THE REQUEST — Skip the pictures. Set down, word for word, the lines from the start of the material up to and including the line with "from bokeh.resources import INLINE".

DATA SEGMENT —
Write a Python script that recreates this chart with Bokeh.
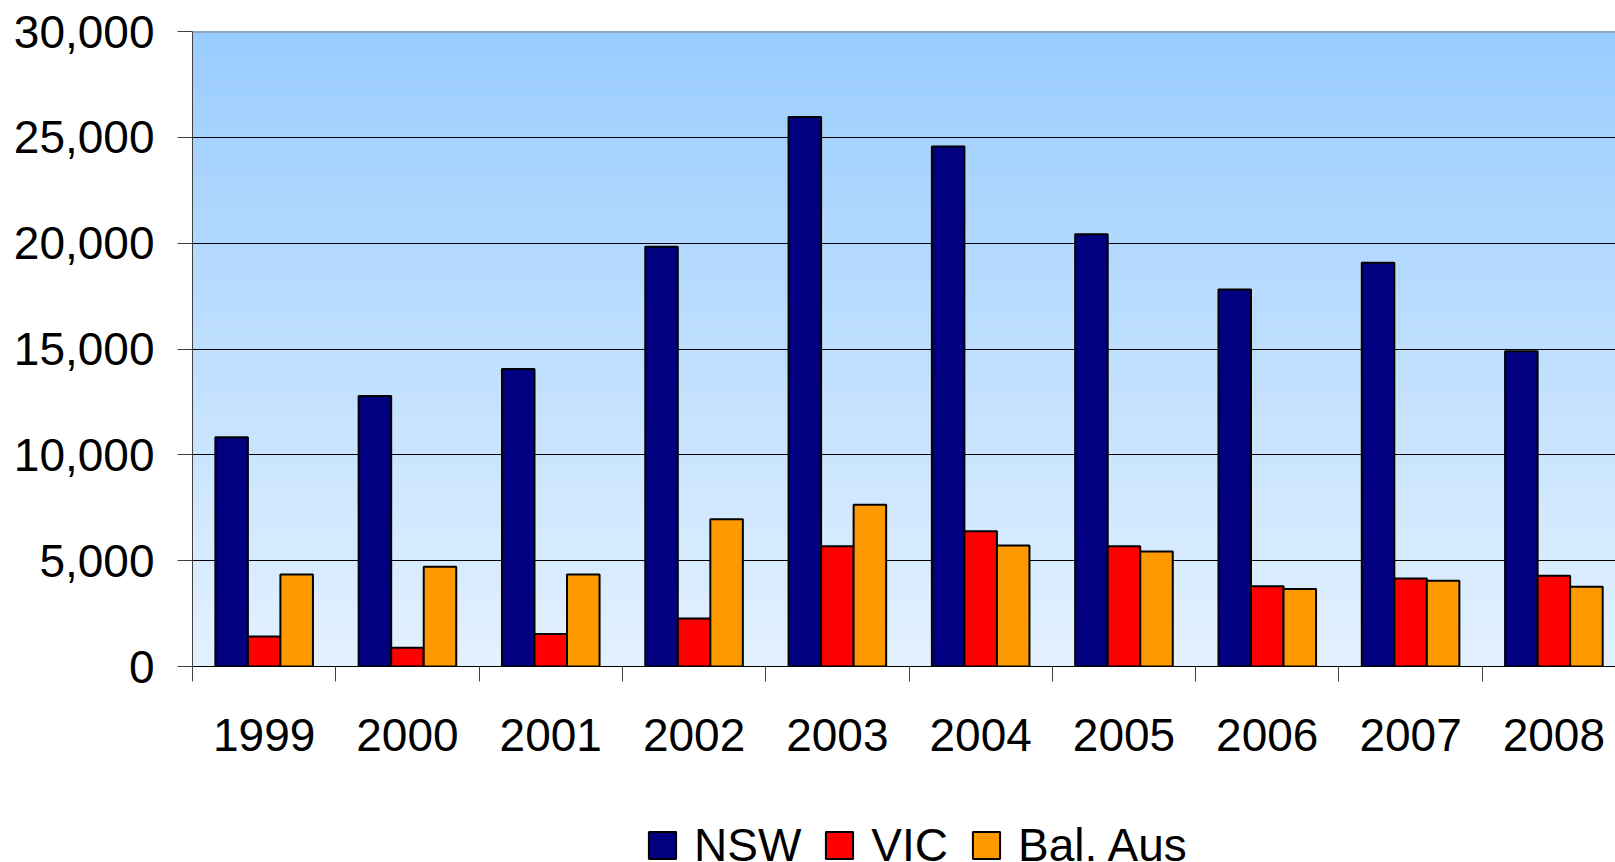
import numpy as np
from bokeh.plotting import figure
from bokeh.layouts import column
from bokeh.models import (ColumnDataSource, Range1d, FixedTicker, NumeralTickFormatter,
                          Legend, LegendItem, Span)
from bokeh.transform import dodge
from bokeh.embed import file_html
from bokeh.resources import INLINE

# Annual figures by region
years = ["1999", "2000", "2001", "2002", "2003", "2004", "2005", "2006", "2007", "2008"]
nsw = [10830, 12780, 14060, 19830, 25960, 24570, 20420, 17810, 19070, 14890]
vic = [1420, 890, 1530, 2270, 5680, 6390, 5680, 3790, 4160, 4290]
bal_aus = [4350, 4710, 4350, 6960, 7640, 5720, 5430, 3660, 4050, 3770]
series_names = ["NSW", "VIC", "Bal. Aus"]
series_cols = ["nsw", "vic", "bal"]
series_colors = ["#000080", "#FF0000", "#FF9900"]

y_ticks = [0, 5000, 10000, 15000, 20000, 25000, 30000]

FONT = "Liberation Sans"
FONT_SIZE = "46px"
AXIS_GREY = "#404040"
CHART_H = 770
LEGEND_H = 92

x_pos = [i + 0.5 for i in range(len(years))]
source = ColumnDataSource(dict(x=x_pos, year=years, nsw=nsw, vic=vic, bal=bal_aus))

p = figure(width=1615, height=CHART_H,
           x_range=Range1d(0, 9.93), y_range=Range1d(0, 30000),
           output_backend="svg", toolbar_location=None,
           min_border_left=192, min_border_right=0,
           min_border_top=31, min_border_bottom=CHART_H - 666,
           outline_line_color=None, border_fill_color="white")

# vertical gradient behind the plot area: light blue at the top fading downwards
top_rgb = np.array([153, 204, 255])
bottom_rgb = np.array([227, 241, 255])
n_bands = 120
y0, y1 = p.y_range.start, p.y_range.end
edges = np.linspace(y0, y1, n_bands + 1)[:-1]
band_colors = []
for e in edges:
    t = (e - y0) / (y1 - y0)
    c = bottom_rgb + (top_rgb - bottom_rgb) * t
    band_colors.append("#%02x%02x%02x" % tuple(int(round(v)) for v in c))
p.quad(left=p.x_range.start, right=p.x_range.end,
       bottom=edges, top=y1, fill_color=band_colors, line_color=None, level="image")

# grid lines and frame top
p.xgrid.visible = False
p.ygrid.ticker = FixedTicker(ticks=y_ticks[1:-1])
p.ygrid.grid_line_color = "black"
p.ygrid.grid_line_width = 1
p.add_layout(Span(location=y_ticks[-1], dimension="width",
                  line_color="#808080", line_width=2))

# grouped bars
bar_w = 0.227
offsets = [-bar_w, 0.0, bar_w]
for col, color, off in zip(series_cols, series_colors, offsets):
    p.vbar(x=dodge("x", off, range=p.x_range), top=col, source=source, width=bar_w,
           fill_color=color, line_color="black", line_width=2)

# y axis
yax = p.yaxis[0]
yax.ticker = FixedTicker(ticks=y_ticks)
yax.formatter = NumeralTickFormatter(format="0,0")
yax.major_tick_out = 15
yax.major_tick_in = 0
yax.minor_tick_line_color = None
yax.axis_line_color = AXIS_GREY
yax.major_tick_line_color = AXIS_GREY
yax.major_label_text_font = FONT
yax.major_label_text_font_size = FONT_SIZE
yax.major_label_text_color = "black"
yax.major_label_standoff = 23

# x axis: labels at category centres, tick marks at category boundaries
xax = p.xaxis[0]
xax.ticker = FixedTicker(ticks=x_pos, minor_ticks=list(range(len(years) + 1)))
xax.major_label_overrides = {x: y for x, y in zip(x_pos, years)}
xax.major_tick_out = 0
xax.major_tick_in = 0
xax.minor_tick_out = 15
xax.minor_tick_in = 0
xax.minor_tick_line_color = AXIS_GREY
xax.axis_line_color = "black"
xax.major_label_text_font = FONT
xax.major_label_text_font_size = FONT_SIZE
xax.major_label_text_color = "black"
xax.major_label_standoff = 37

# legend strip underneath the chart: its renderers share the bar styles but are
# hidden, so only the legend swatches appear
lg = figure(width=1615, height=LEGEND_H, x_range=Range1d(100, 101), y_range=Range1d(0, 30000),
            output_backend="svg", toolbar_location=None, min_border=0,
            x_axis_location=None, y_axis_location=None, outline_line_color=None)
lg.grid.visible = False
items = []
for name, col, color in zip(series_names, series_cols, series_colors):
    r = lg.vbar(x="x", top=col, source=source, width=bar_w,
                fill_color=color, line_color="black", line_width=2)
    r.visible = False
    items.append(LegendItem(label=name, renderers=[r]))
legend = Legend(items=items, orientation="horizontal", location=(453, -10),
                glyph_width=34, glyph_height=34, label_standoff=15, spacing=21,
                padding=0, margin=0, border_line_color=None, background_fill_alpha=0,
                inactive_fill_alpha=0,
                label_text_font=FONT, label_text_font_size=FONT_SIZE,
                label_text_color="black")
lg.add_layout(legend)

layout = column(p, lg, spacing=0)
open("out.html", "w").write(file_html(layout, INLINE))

REPLY —
Write a Python script that recreates this chart with Bokeh.
import numpy as np
from bokeh.plotting import figure
from bokeh.layouts import column
from bokeh.models import (ColumnDataSource, Range1d, FixedTicker, NumeralTickFormatter,
                          Legend, LegendItem, Span)
from bokeh.transform import dodge
from bokeh.embed import file_html
from bokeh.resources import INLINE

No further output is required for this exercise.